◆ Work to complete ◆
Every entry here needs to be repeated exactly.

Rows from a dataset of charts and code
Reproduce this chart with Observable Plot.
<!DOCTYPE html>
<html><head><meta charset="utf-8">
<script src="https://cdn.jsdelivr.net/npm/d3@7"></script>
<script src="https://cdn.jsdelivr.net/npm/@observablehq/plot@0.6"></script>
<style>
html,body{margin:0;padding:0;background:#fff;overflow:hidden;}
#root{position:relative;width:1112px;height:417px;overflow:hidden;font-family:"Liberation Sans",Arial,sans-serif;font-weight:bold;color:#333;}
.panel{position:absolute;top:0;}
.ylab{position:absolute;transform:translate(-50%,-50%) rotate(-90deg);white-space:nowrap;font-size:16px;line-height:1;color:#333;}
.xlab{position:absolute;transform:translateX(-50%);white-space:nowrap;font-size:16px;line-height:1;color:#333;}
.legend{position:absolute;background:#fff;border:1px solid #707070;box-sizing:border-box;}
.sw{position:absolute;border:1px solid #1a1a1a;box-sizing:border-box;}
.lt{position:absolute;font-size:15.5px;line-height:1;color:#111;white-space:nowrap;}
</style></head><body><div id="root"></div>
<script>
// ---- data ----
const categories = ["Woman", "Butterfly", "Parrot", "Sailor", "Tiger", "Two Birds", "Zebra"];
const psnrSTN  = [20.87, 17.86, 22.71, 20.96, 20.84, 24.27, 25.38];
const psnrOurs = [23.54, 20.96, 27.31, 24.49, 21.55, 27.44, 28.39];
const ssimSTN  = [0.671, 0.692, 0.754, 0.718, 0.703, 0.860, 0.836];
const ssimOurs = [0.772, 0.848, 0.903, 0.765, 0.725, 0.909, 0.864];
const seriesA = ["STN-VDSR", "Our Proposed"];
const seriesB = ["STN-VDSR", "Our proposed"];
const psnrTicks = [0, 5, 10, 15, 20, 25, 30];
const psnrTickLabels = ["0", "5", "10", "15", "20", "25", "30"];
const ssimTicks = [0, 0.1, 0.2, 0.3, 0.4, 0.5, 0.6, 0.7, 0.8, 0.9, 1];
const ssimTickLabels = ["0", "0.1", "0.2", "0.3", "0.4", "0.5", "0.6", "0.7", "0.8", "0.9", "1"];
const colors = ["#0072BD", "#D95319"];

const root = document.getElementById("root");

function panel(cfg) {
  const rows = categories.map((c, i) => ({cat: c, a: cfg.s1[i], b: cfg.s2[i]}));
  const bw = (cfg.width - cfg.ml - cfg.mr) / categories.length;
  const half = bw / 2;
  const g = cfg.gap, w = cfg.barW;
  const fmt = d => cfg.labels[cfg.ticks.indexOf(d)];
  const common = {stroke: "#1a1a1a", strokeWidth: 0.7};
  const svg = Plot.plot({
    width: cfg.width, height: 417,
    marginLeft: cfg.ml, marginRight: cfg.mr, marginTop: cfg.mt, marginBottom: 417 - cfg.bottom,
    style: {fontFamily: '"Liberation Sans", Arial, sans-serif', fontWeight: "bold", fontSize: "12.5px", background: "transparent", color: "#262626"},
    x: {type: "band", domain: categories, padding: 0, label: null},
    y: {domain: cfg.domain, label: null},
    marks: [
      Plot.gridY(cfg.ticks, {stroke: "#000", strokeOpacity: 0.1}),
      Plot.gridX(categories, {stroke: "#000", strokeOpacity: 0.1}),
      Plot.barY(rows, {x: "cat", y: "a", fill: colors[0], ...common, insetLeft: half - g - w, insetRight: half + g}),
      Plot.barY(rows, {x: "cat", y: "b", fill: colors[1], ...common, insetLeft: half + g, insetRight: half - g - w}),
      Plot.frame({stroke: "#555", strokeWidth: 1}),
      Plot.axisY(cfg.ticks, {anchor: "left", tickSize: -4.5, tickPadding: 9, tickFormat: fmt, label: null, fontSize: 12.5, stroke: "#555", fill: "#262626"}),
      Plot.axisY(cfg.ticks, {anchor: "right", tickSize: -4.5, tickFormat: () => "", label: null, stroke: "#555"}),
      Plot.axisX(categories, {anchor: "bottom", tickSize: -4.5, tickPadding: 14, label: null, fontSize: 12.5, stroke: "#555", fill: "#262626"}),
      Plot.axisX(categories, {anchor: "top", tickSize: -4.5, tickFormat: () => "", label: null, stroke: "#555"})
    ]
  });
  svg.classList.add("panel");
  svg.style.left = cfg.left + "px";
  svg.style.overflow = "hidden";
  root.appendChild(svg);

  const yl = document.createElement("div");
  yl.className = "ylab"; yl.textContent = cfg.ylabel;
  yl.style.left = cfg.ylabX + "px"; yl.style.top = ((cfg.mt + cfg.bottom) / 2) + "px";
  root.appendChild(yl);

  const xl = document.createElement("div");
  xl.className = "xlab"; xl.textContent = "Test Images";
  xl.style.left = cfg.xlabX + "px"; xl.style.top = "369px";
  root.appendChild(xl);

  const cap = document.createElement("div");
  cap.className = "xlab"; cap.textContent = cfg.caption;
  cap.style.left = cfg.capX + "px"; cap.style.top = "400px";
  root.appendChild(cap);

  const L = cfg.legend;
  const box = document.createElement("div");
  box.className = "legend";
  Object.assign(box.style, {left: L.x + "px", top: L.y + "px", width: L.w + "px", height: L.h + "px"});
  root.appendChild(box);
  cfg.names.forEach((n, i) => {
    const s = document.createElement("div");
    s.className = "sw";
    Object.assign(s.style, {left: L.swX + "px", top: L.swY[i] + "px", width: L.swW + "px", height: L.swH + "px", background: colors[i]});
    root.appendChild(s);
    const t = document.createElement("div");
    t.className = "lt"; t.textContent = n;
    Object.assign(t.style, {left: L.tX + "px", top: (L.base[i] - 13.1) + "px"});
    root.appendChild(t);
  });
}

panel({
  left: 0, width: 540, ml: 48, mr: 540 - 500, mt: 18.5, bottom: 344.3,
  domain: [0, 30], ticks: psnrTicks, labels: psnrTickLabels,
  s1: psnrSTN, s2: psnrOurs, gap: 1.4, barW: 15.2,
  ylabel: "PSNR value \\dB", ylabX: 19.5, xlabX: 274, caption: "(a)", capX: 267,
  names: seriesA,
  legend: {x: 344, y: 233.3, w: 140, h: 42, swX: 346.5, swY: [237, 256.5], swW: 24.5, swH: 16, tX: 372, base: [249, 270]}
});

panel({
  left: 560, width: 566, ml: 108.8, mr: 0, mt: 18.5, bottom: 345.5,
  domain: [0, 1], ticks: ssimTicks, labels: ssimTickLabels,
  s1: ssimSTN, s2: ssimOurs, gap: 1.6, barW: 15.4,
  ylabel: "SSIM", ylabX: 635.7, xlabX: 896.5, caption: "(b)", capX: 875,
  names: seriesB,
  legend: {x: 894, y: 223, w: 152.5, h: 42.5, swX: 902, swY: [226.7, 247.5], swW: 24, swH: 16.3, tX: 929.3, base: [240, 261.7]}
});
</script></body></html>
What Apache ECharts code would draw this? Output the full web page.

◆ Completed exercise ◆
Reproduce this chart with Observable Plot.
<!DOCTYPE html>
<html><head><meta charset="utf-8">
<script src="https://cdn.jsdelivr.net/npm/d3@7"></script>
<script src="https://cdn.jsdelivr.net/npm/@observablehq/plot@0.6"></script>
<style>
html,body{margin:0;padding:0;background:#fff;overflow:hidden;}
#root{position:relative;width:1112px;height:417px;overflow:hidden;font-family:"Liberation Sans",Arial,sans-serif;font-weight:bold;color:#333;}
.panel{position:absolute;top:0;}
.ylab{position:absolute;transform:translate(-50%,-50%) rotate(-90deg);white-space:nowrap;font-size:16px;line-height:1;color:#333;}
.xlab{position:absolute;transform:translateX(-50%);white-space:nowrap;font-size:16px;line-height:1;color:#333;}
.legend{position:absolute;background:#fff;border:1px solid #707070;box-sizing:border-box;}
.sw{position:absolute;border:1px solid #1a1a1a;box-sizing:border-box;}
.lt{position:absolute;font-size:15.5px;line-height:1;color:#111;white-space:nowrap;}
</style></head><body><div id="root"></div>
<script>
// ---- data ----
const categories = ["Woman", "Butterfly", "Parrot", "Sailor", "Tiger", "Two Birds", "Zebra"];
const psnrSTN  = [20.87, 17.86, 22.71, 20.96, 20.84, 24.27, 25.38];
const psnrOurs = [23.54, 20.96, 27.31, 24.49, 21.55, 27.44, 28.39];
const ssimSTN  = [0.671, 0.692, 0.754, 0.718, 0.703, 0.860, 0.836];
const ssimOurs = [0.772, 0.848, 0.903, 0.765, 0.725, 0.909, 0.864];
const seriesA = ["STN-VDSR", "Our Proposed"];
const seriesB = ["STN-VDSR", "Our proposed"];
const psnrTicks = [0, 5, 10, 15, 20, 25, 30];
const psnrTickLabels = ["0", "5", "10", "15", "20", "25", "30"];
const ssimTicks = [0, 0.1, 0.2, 0.3, 0.4, 0.5, 0.6, 0.7, 0.8, 0.9, 1];
const ssimTickLabels = ["0", "0.1", "0.2", "0.3", "0.4", "0.5", "0.6", "0.7", "0.8", "0.9", "1"];
const colors = ["#0072BD", "#D95319"];

const root = document.getElementById("root");

function panel(cfg) {
  const rows = categories.map((c, i) => ({cat: c, a: cfg.s1[i], b: cfg.s2[i]}));
  const bw = (cfg.width - cfg.ml - cfg.mr) / categories.length;
  const half = bw / 2;
  const g = cfg.gap, w = cfg.barW;
  const fmt = d => cfg.labels[cfg.ticks.indexOf(d)];
  const common = {stroke: "#1a1a1a", strokeWidth: 0.7};
  const svg = Plot.plot({
    width: cfg.width, height: 417,
    marginLeft: cfg.ml, marginRight: cfg.mr, marginTop: cfg.mt, marginBottom: 417 - cfg.bottom,
    style: {fontFamily: '"Liberation Sans", Arial, sans-serif', fontWeight: "bold", fontSize: "12.5px", background: "transparent", color: "#262626"},
    x: {type: "band", domain: categories, padding: 0, label: null},
    y: {domain: cfg.domain, label: null},
    marks: [
      Plot.gridY(cfg.ticks, {stroke: "#000", strokeOpacity: 0.1}),
      Plot.gridX(categories, {stroke: "#000", strokeOpacity: 0.1}),
      Plot.barY(rows, {x: "cat", y: "a", fill: colors[0], ...common, insetLeft: half - g - w, insetRight: half + g}),
      Plot.barY(rows, {x: "cat", y: "b", fill: colors[1], ...common, insetLeft: half + g, insetRight: half - g - w}),
      Plot.frame({stroke: "#555", strokeWidth: 1}),
      Plot.axisY(cfg.ticks, {anchor: "left", tickSize: -4.5, tickPadding: 9, tickFormat: fmt, label: null, fontSize: 12.5, stroke: "#555", fill: "#262626"}),
      Plot.axisY(cfg.ticks, {anchor: "right", tickSize: -4.5, tickFormat: () => "", label: null, stroke: "#555"}),
      Plot.axisX(categories, {anchor: "bottom", tickSize: -4.5, tickPadding: 14, label: null, fontSize: 12.5, stroke: "#555", fill: "#262626"}),
      Plot.axisX(categories, {anchor: "top", tickSize: -4.5, tickFormat: () => "", label: null, stroke: "#555"})
    ]
  });
  svg.classList.add("panel");
  svg.style.left = cfg.left + "px";
  svg.style.overflow = "hidden";
  root.appendChild(svg);

  const yl = document.createElement("div");
  yl.className = "ylab"; yl.textContent = cfg.ylabel;
  yl.style.left = cfg.ylabX + "px"; yl.style.top = ((cfg.mt + cfg.bottom) / 2) + "px";
  root.appendChild(yl);

  const xl = document.createElement("div");
  xl.className = "xlab"; xl.textContent = "Test Images";
  xl.style.left = cfg.xlabX + "px"; xl.style.top = "369px";
  root.appendChild(xl);

  const cap = document.createElement("div");
  cap.className = "xlab"; cap.textContent = cfg.caption;
  cap.style.left = cfg.capX + "px"; cap.style.top = "400px";
  root.appendChild(cap);

  const L = cfg.legend;
  const box = document.createElement("div");
  box.className = "legend";
  Object.assign(box.style, {left: L.x + "px", top: L.y + "px", width: L.w + "px", height: L.h + "px"});
  root.appendChild(box);
  cfg.names.forEach((n, i) => {
    const s = document.createElement("div");
    s.className = "sw";
    Object.assign(s.style, {left: L.swX + "px", top: L.swY[i] + "px", width: L.swW + "px", height: L.swH + "px", background: colors[i]});
    root.appendChild(s);
    const t = document.createElement("div");
    t.className = "lt"; t.textContent = n;
    Object.assign(t.style, {left: L.tX + "px", top: (L.base[i] - 13.1) + "px"});
    root.appendChild(t);
  });
}

panel({
  left: 0, width: 540, ml: 48, mr: 540 - 500, mt: 18.5, bottom: 344.3,
  domain: [0, 30], ticks: psnrTicks, labels: psnrTickLabels,
  s1: psnrSTN, s2: psnrOurs, gap: 1.4, barW: 15.2,
  ylabel: "PSNR value \\dB", ylabX: 19.5, xlabX: 274, caption: "(a)", capX: 267,
  names: seriesA,
  legend: {x: 344, y: 233.3, w: 140, h: 42, swX: 346.5, swY: [237, 256.5], swW: 24.5, swH: 16, tX: 372, base: [249, 270]}
});

panel({
  left: 560, width: 566, ml: 108.8, mr: 0, mt: 18.5, bottom: 345.5,
  domain: [0, 1], ticks: ssimTicks, labels: ssimTickLabels,
  s1: ssimSTN, s2: ssimOurs, gap: 1.6, barW: 15.4,
  ylabel: "SSIM", ylabX: 635.7, xlabX: 896.5, caption: "(b)", capX: 875,
  names: seriesB,
  legend: {x: 894, y: 223, w: 152.5, h: 42.5, swX: 902, swY: [226.7, 247.5], swW: 24, swH: 16.3, tX: 929.3, base: [240, 261.7]}
});
</script></body></html>
What Apache ECharts code would draw this? Output the full web page.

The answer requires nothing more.